I'm also not sure at what point in the pasting/spellchecking process a change in text encoding is involved, but I'm fairly sure the emoji I copied was in UTF-8 (it was from a Web page) and string is UTF-16.

I know with the extension disabled the monochrome emoji is the same colour as string text when pasted (red*) and turns purple* after some delay, so there is also syntax highlighting involved.

* Visual Experience Color Theme: Blue; Editor Color Scheme for C#: Visual Studio 2017

Software

EWSoftware commented 4 years ago

Someone reported the same issue pasting a trash can Unicode character into a string (#216). As with that case, I'm unable to duplicate this in either VS 2017 or VS 2019. The version of Visual Studio and theme don't make a difference as far as I can tell. What language dictionary are you using? It's possible configuration settings could make a difference. Do you recall if you changed any of the configuration settings?

One thing you can try to work around the problem is to go into the configuration settings in the General category and set the Ignored Character Class option to either ignore non-Latin or ignore non-ASCII characters. That should cause it to ignore the emoji characters.

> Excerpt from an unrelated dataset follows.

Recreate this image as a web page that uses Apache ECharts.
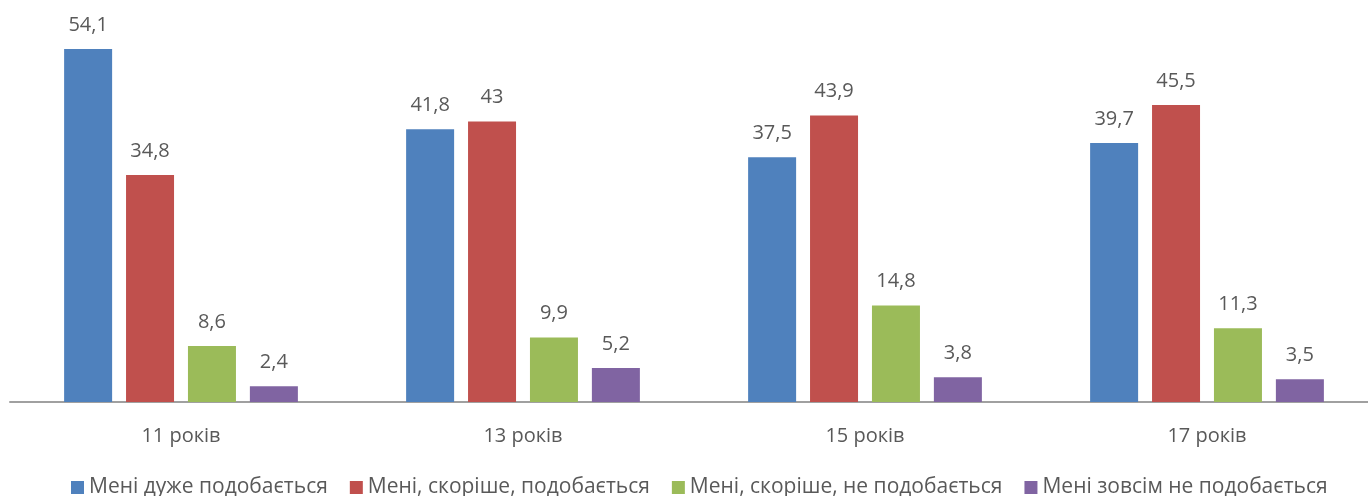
<!DOCTYPE html>
<html>
<head>
<meta charset="utf-8">
<script src="https://cdn.jsdelivr.net/npm/echarts@6/dist/echarts.min.js"></script>
<style>
  html, body { margin: 0; padding: 0; background: #fff; overflow: hidden; }
  #chart { width: 1378px; height: 496px; }
</style>
</head>
<body>
<div id="chart"></div>
<script>
const categories = ['11 років', '13 років', '15 років', '17 років'];
const seriesNames = [
  'Мені дуже подобається',
  'Мені, скоріше, подобається',
  'Мені, скоріше, не подобається',
  'Мені зовсім не подобається'
];
const veryLike = [54.1, 41.8, 37.5, 39.7];
const ratherLike = [34.8, 43, 43.9, 45.5];
const ratherDislike = [8.6, 9.9, 14.8, 11.3];
const dislike = [2.4, 5.2, 3.8, 3.5];
const colors = ['#4F81BD', '#C0504D', '#9BBB59', '#8064A2'];

const FONT = '"Open Sans", "Noto Sans", sans-serif';

const chart = echarts.init(document.getElementById('chart'));

const makeSeries = (name, data, i) => ({
  name: name,
  type: 'bar',
  data: data,
  barWidth: 48,
  barGap: '29%',
  itemStyle: { color: colors[i] },
  label: {
    show: true,
    position: 'top',
    distance: 14,
    color: '#595959',
    fontSize: 20,
    fontFamily: FONT,
    formatter: p => String(p.value).replace('.', ',')
  }
});

// chart div is slightly wider than the window so the last category runs to the edge
// legend sits low and gets cut by the bottom edge, like in the source picture
chart.setOption({
  animation: false,
  grid: { left: 10, right: 0, top: 10.5, bottom: 94 },
  legend: {
    top: 472,
    left: 66,
    itemWidth: 13,
    itemHeight: 13,
    itemGap: 22,
    icon: 'rect',
    textStyle: { color: '#595959', fontSize: 21, fontFamily: FONT },
    data: seriesNames
  },
  xAxis: {
    type: 'category',
    data: categories,
    axisLine: { lineStyle: { color: '#A0A0A0', width: 2 } },
    axisTick: { show: false },
    axisLabel: { color: '#595959', fontSize: 20, fontFamily: FONT, margin: 24 }
  },
  yAxis: {
    type: 'value',
    min: 0,
    max: 60,
    show: false,
    splitLine: { show: false }
  },
  series: [
    makeSeries(seriesNames[0], veryLike, 0),
    makeSeries(seriesNames[1], ratherLike, 1),
    makeSeries(seriesNames[2], ratherDislike, 2),
    makeSeries(seriesNames[3], dislike, 3)
  ]
});
</script>
</body>
</html>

watfordjc commented 4 years ago

Ignore non-Latin stops the crashes.


Configuration Settings

Global Dictionary: en-GB General Settings: everything is Yes except Treat underscores as separators. Ignored character class: include all words. C# Options: everything is No Excluded expression: \[JsonPropertyName\(".*?"\)] Code Analysis Dictionaries: All Yes except casing exceptions. Recognised word handling: Treat all as ignored words.

Research

Potentially Relevant (also analysing what I type, as I type)

Other extensions

Project dependencies

Project Settings

Probably Irrelevant

Windows Language

Looking into how the clipboard works, my Windows settings may or may not be relevant.

When you close the clipboard, if it contains CF_TEXT data but no CF_LOCALE data, the system automatically sets the CF_LOCALE format to the current input language.

The system uses the code page associated with CF_LOCALE to implicitly convert from CF_TEXT to CF_UNICODETEXT.

A Note on Probability

I'm not usually pasting text from external sources into strings in my source code that isn't 7-bit ASCII. My own code is usually in 7-bit ASCII as a hangover from Web dev—character encoding bugs (smart quotes, ISO-8859-1 versus CP 1252, etc.) and keyboard layouts mean I'm more likely to type £ despite having a £ key on my keyboard and declaring my Web pages as utf-8 for years. This paragraph itself contains — as my keyboard doesn't have that key.

When the regex for parsing some IRC log lines wasn't working properly yesterday, I immediately replaced all the IRC control codes in the regex with the Unicode-escaped equivalent, and I think the first time I actually pasted a multi-byte character into Visual Studio was when I was moving all my hard-coded strings into resource editor and found ➡️ {0}… worked whereas \u2701\ufe0f {0}\u2026 didn't.

That is to say that the likelihood of me pasting something to cause this bug was already low. Other than a zero-width space for making URLs non-clickable after auto-parsing (Tweets, YouTube comments, etc.), I don't usually have non-ASCII characters in my clipboard. As someone that mostly does console stuff, I usually write the code to process data before the code for displaying data (the reason my code currently writes so many lines to debug output).

In this specific case I was doing things in reverse order to usual: writing the code for transforming data into something visual before writing the code for processing data. Normally the string wouldn't have been anything more than a variable name or property/return value so couldn't be pasted into – i.e. the current value in uncommitted code is match.Groups[10].Value.

NoelAbrahams commented 3 years ago

Ran into this today. The act of pasting did not crash VS, but when the adjoining text was edited, attempting to save the file caused the crash. The text is in a .json file and the emoji was 😄 (that's the emoji - not me smiling. This is me smiling 😄 )

EWSoftware commented 3 years ago

I was able to do some more testing on this and was finally able to duplicate the issue by using the English UK dictionary rather than the English US dictionary. Part of the problem is that the emojis are being included as part of the preceding or following word. The main failure occurs because NHunspell crashes when getting suggestions for a word containing an emoji character when it's using the UK dictionary.

The solution will be something along the lines of updating the word splitter to check for surrogate pairs in the string being split and if the pair is within the known ranges of emoji characters, split the word there rather than including the emoji character as part of the word.

A workaround for now is to set the Ignored Character Class option to ignore non-Latin or non-ASCII characters. A side effect is that it may miss misspelled words that abut emojis until the fix above is implemented.

EWSoftware commented 3 years ago

This issue has been fixed and a new release is available (v2021.1.23.0).